Потом я наклонился. Медленно, давая ей время отстраниться, оттолкнуть меня, уйти. Но она не сделала этого. Её губы были солёными от морского ветра, тёплыми и удивительно мягкими. Это был не страстный, жадный порыв. Это было тихое, взаимное обещание. Молчаливое заклинание против одиночества, против страха, против всей окружающей жестокости. В этом поцелуе было больше доверия и надежды, чем в тысячах клятв.
Затем мы почти молча разошлись. Без лишних слов. Они здесь, в этом месте, в этот миг, были бы лишними. Я только почувствовал лёгкое, почти невесомое прикосновение её пальцев к моей ладони, когда она уходила. И услышал тихий шепот: «Береги себя, Рюрик».
Я остался один. Смотрел, как солнце садится за скалы, окрашивая воду и небо в багровые и золотые тона.
Но идиллия длилась недолго. Эйфория от неожиданной близости ещё теплилась внутри, но её уже начала вытеснять суровая реальность. Едва я вернулся на двор усадьбы, как меня тут же, властным жестом, подозвали к Бьёрну.
Ярл стоял посреди своей горницы, мрачный и собранный, как перед решающим боем. Но по его собранности, по тому, как он расставил своих верных воинов по комнате, чувствовалось — дело было не в обычном набеге.
— Собирайся, скальд, — бросил он, не глядя на меня, изучая лезвие своего топора. — Завтра у нас охота!
Я просто кивнул, ожидая привычных, чётких указаний: куда, на кого, сколько людей.
— Не на зайцев, — криво усмехнулся ярл, уловив мой спокойный настрой. — Не на кабана. Мы отправимся в Сумрачный лес. За белой дичью. На рассвете. Хорошенько подготовься. Чувствую, не получится у нас легкой прогулки.
Хм… Сумрачный лес. Я уже слышал об этом месте от дружинников. Они произносили это название шёпотом и с оглядкой. По спине пробежали мурашки. Даже у меня, у человека из будущего, это название вызывало смутную, иррациональную тревогу. Все мифы, все сказки о зачарованных лесах, о дурных местах, разом всплыли в памяти. Но здесь это было не сказкой. Здесь в это верили. И, судя по всему, не без оснований.

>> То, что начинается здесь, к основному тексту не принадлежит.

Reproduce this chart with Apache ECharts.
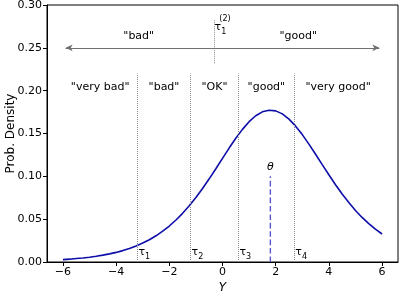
<!DOCTYPE html>
<html>
<head>
<meta charset="utf-8">
<script src="https://cdn.jsdelivr.net/npm/echarts@6/dist/echarts.min.js"></script>
<style>
html,body{margin:0;padding:0;background:#fff;}
#EchartDiv{width:400px;height:292px;}
</style>
</head>
<body>
<div id="EchartDiv"></div>
<script>
// density curve, every 0.25
var arrY = [-6,-5.75,-5.5,-5.25,-5,-4.75,-4.5,-4.25,-4,-3.75,-3.5,-3.25,-3,-2.75,-2.5,-2.25,-2,-1.75,-1.5,-1.25,-1,-0.75,-0.5,-0.25,
	0,0.25,0.5,0.75,1,1.25,1.5,1.75,2,2.25,2.5,2.75,3,3.25,3.5,3.75,4,4.25,4.5,4.75,5,5.25,5.5,5.75,6];
var arrDens = [0.0028,0.0033,0.0040,0.0047,0.0056,0.0067,0.0080,0.0095,0.0112,0.0133,0.0158,0.0187,0.0221,0.0260,0.0306,0.0360,0.0420,0.0490,0.0568,0.0656,0.0753,0.0858,0.0971,0.1089,
	0.1210,0.1330,0.1444,0.1548,0.1638,0.1707,0.1753,0.1772,0.1764,0.1729,0.1668,0.1586,0.1487,0.1376,0.1258,0.1137,0.1018,0.0902,0.0794,0.0694,0.0602,0.0520,0.0447,0.0383,0.0327];

// thresholds
var arrTau = [-3.2,-1.2,0.6,2.7];
var arrTauName = ['1','2','3','4'];
var tauTop = 0.22;
var tau12 = -0.3;
var theta = 1.8;
var thetaTop = 0.10;

// category texts
var arrCatX = [-4.6,-2.2,-0.3,1.65,4.35];
var arrCatText = ['"very bad"','"bad"','"OK"','"good"','"very good"'];
var catY = 0.204;
var arrGroupX = [-3.15,2.85];
var arrGroupText = ['"bad"','"good"'];
var groupY = 0.264;
var arrowY = 0.25;
var arrowEnds = [-5.9,5.9];

var xTicks = [-6,-4,-2,0,2,4,6];

var myChart = echarts.init(document.getElementById('EchartDiv'), null, {renderer:'canvas'});
var FONT = 'DejaVu Sans';

function fmtMinus(v){
	return v<0 ? '\u2212'+(-v) : ''+v;
}

var curveData = [];
for (var i=0;i<arrY.length;i++){
	curveData.push([arrY[i],arrDens[i]]);
}

var tauLines = [];
var tauLabels = [];
for (var i=0;i<arrTau.length;i++){
	tauLines.push([{coord:[arrTau[i],0]},{coord:[arrTau[i],tauTop]}]);
	tauLabels.push({value:[arrTau[i],0.011], name:'{t|τ}{s|'+arrTauName[i]+'}'});
}
tauLines.push([{coord:[tau12,0.232]},{coord:[tau12,0.283]}]);

var textData = [];
for (var i=0;i<arrCatX.length;i++){
	textData.push({value:[arrCatX[i],catY], name:arrCatText[i]});
}
for (var i=0;i<arrGroupX.length;i++){
	textData.push({value:[arrGroupX[i],groupY], name:arrGroupText[i]});
}

var richTau = {
	t:{fontFamily:FONT, fontSize:11, color:'#000', lineHeight:16, verticalAlign:'middle'},
	s:{fontFamily:FONT, fontSize:8, color:'#000', lineHeight:16, verticalAlign:'bottom'}
};

var option = {
	animation:false,
	grid:{
		left:47, right:2, top:5, bottom:30,
		containLabel:false, outerBoundsMode:'none',
		show:true, borderColor:'#000', borderWidth:1, backgroundColor:'#fff'
	},
	xAxis:{
		type:'value', min:-6.6, max:6.6,
		name:'Y', nameLocation:'middle', nameGap:20, nameMoveOverlap:false,
		nameTextStyle:{fontFamily:FONT, fontSize:12, fontStyle:'italic', color:'#000'},
		axisLine:{show:true, onZero:false, lineStyle:{color:'#000', width:1}},
		axisTick:{show:true, length:4, lineStyle:{color:'#000'}, customValues:xTicks},
		axisLabel:{show:true, fontFamily:FONT, fontSize:11, color:'#000', margin:5,
			customValues:xTicks, formatter:function(v){return fmtMinus(v);}},
		splitLine:{show:false}
	},
	yAxis:{
		type:'value', min:0, max:0.3, interval:0.05,
		name:'Prob. Density', nameLocation:'middle', nameGap:30, nameMoveOverlap:false,
		nameTextStyle:{fontFamily:FONT, fontSize:12, color:'#000'},
		axisLine:{show:true, onZero:false, lineStyle:{color:'#000', width:1}},
		axisTick:{show:true, length:4, lineStyle:{color:'#000'}},
		axisLabel:{fontFamily:FONT, fontSize:11, color:'#000', margin:5,
			formatter:function(v){return v.toFixed(2);}},
		splitLine:{show:false}
	},
	series:[
		{
			name:'density', type:'line', data:curveData, smooth:false,
			showSymbol:false, silent:true,
			lineStyle:{color:'#0d0da8', width:1.6},
			markLine:{
				silent:true, symbol:['none','none'], label:{show:false},
				lineStyle:{color:'#8a8a8a', type:'dotted', width:1},
				data:tauLines
			}
		},
		{
			name:'theta', type:'line', data:[[theta,0],[theta,thetaTop]],
			showSymbol:false, silent:true,
			lineStyle:{color:'#5757d0', type:'dashed', width:1.4}
		},
		{
			name:'arrows', type:'line', data:[], silent:true,
			markLine:{
				silent:true, symbol:['none','arrow'], symbolSize:[5,7], label:{show:false},
				lineStyle:{color:'#707070', type:'solid', width:1},
				data:[
					[{coord:[tau12,arrowY]},{coord:[arrowEnds[0],arrowY]}],
					[{coord:[tau12,arrowY]},{coord:[arrowEnds[1],arrowY]}]
				]
			}
		},
		{
			name:'texts', type:'scatter', symbolSize:0, silent:true, data:textData,
			itemStyle:{opacity:1},
			label:{show:true, position:'inside', formatter:'{b}', opacity:1,
				fontFamily:FONT, fontSize:11, color:'#000', textBorderWidth:0}
		},
		{
			name:'taus', type:'scatter', symbolSize:0, silent:true, data:tauLabels,
			itemStyle:{opacity:1},
			label:{show:true, position:'right', distance:1, formatter:'{b}', opacity:1, textBorderWidth:0, rich:richTau}
		},
		{
			name:'tau12', type:'scatter', symbolSize:0, silent:true,
			itemStyle:{opacity:1},
			data:[{value:[tau12,0.2737], name:'{t|τ}{s|1}'},{value:[tau12+0.18,0.284], name:'(2)'}],
			label:{show:true, position:'right', distance:0, formatter:'{b}', opacity:1, textBorderWidth:0,
				fontFamily:FONT, fontSize:8, color:'#000', rich:richTau}
		},
		{
			name:'thetaLabel', type:'scatter', symbolSize:0, silent:true,
			itemStyle:{opacity:1},
			data:[{value:[theta,0.111], name:'θ'}],
			label:{show:true, position:'inside', formatter:'{b}', opacity:1, textBorderWidth:0,
				fontFamily:FONT, fontSize:11, fontStyle:'italic', color:'#000'}
		}
	]
};
myChart.setOption(option);
</script>
</body>
</html>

Эйвинд, мой невольный наставник и, возможно, единственный друг, вызвался помочь мне со сборами. Его обычно весёлое, насмешливое лицо было непривычно серьёзным и озабоченным.

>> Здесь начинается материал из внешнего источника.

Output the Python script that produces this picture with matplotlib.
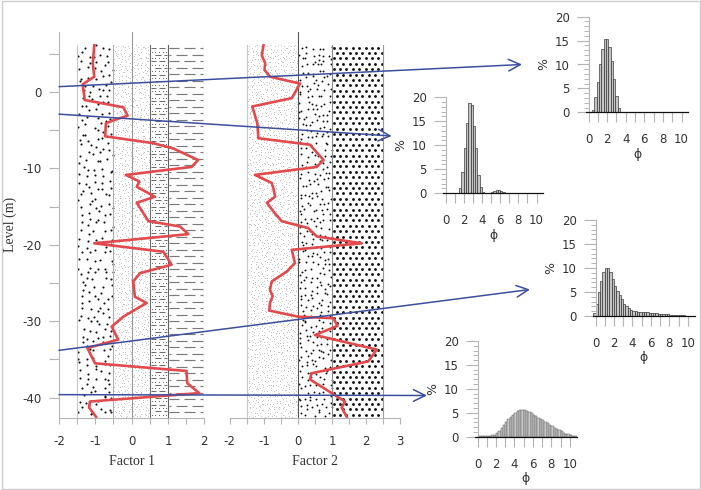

— Вот, — он сунул мне в руки длинное, тяжёлое копьё с массивным, широким наконечником. — Для кабана, али для чего покрупнее. И это. — Он протянул мне традиционный лук из гибкого тиса и колчан, туго набитый стрелами с богатым оперением.
Я взял лук, почувствовал упругость тетивы, и покачал головой.

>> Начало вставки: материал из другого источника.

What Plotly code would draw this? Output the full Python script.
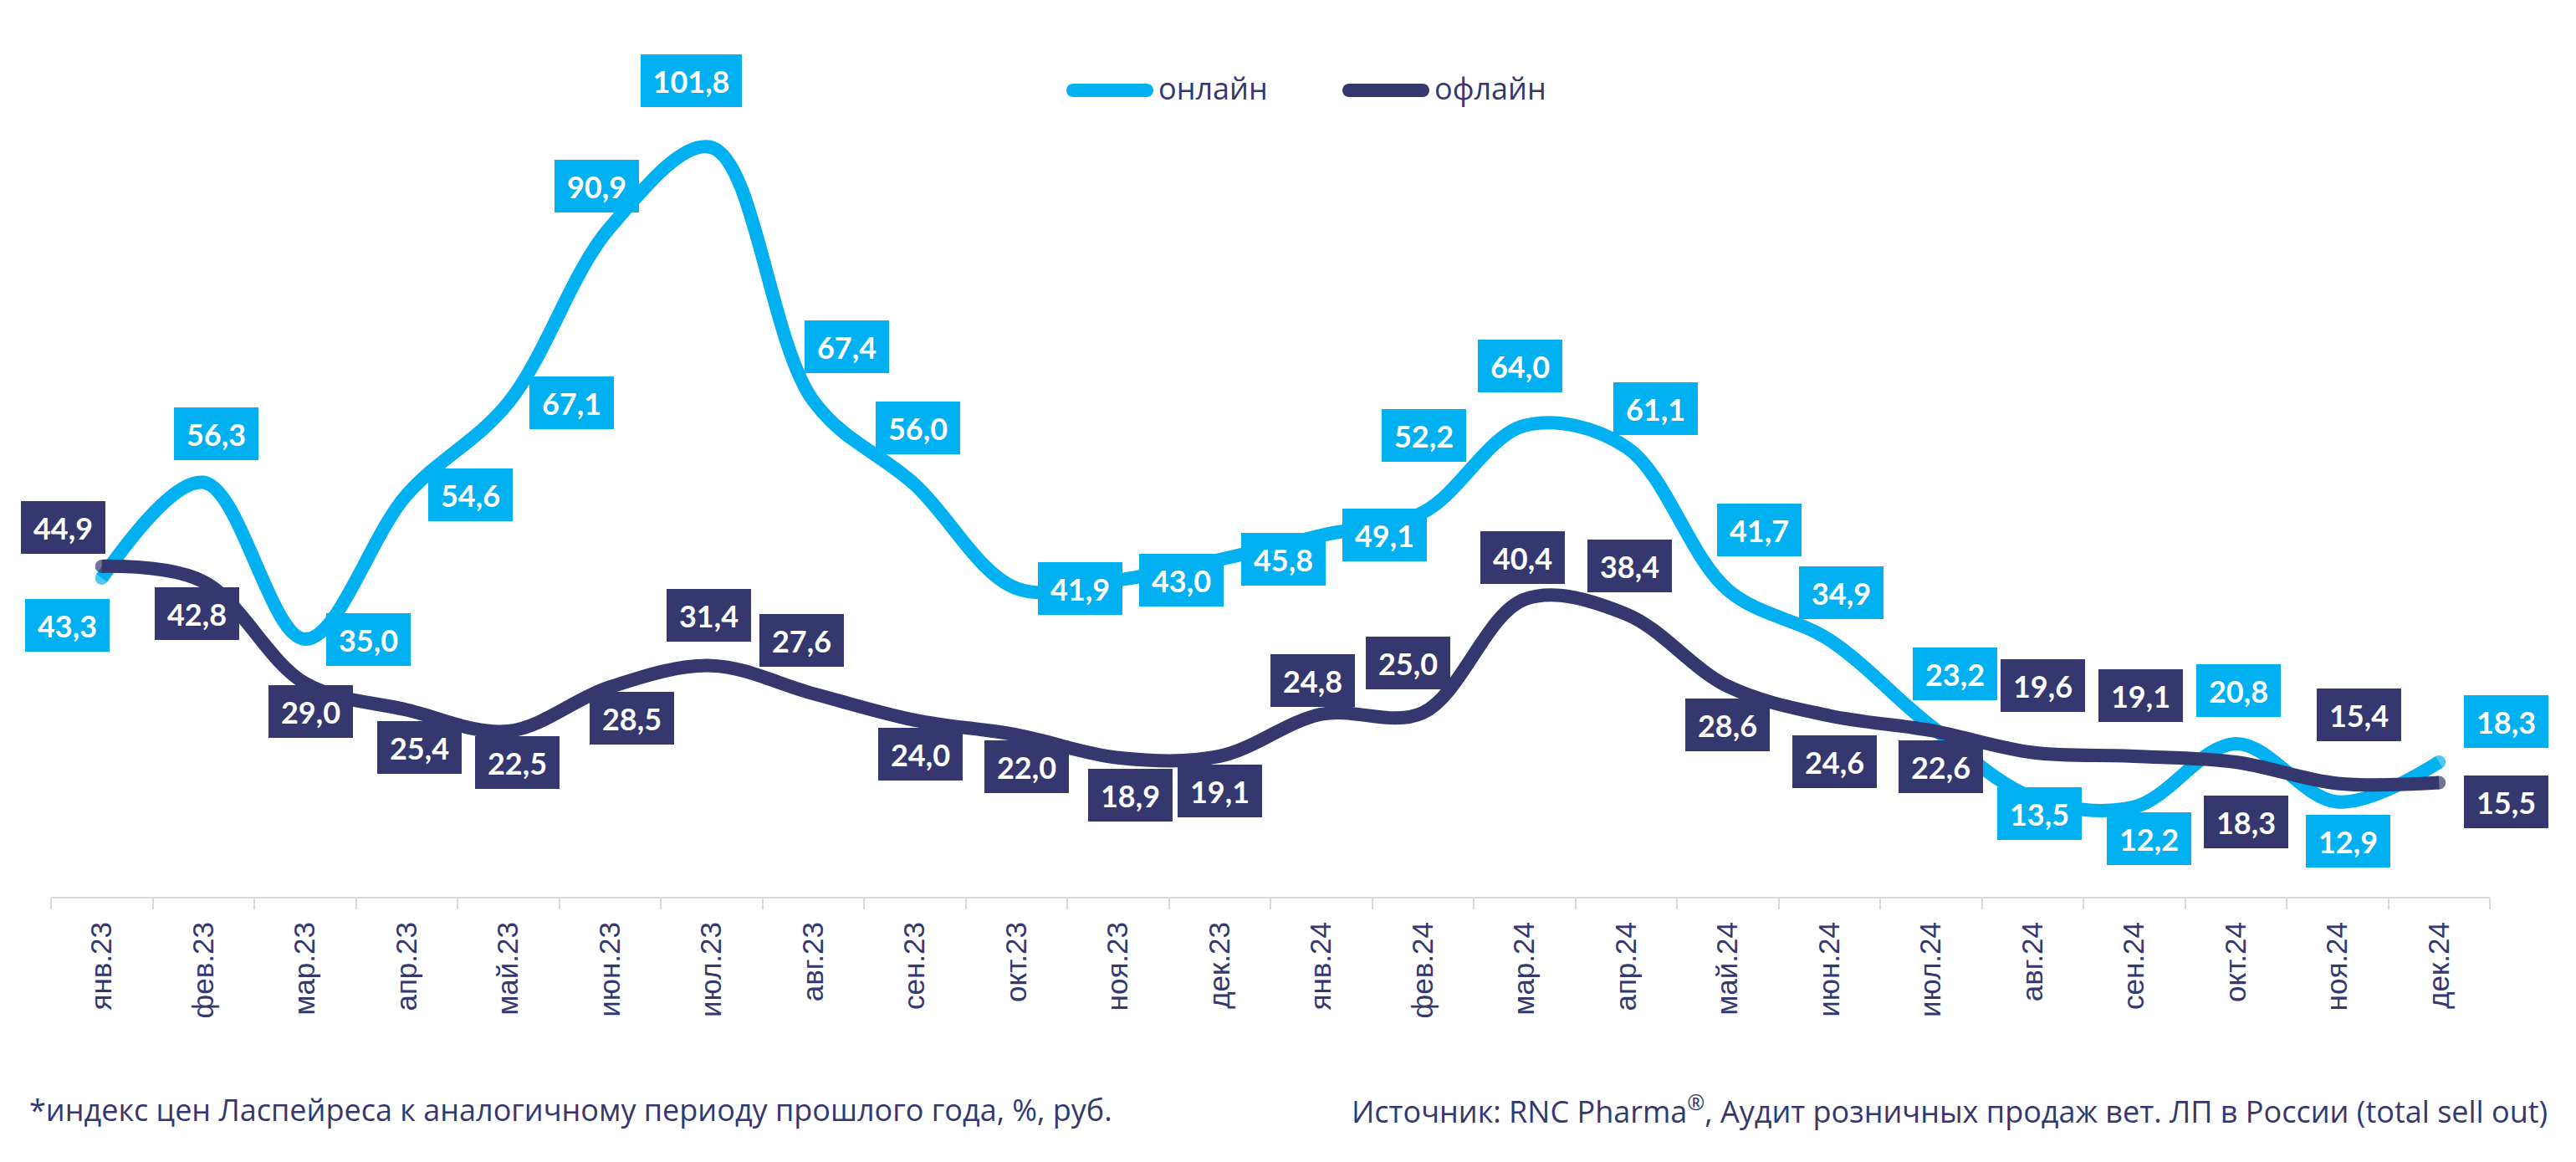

— Не моё это, Эйвинд. Стрелять из него я, конечно, научусь. Но не сейчас. Дай мне дерево. Прочное и гибкое. Тетиву. Кость. И кожаные ремни.
Он удивлённо поднял бровь, но спорить не стал. Видимо, привык уже к моим странным выходкам. Пока не стемнело полностью, при свете факелов у кузницы, я решил немного поработать. Я вспоминал схемы, чертежи и принципы. И за несколько часов я смастерил нечто среднее между римским арбалетом-гастрофетом и более поздними средневековыми образцами. Плечевой упор. Простой, но надёжный спусковой механизм из твёрдой кости. Желоб для короткого и тяжёлого болта. Элегантностью тут и не пахло. Это было очень грубо, топорно, на скорую руку, но смертельно — на близкой дистанции.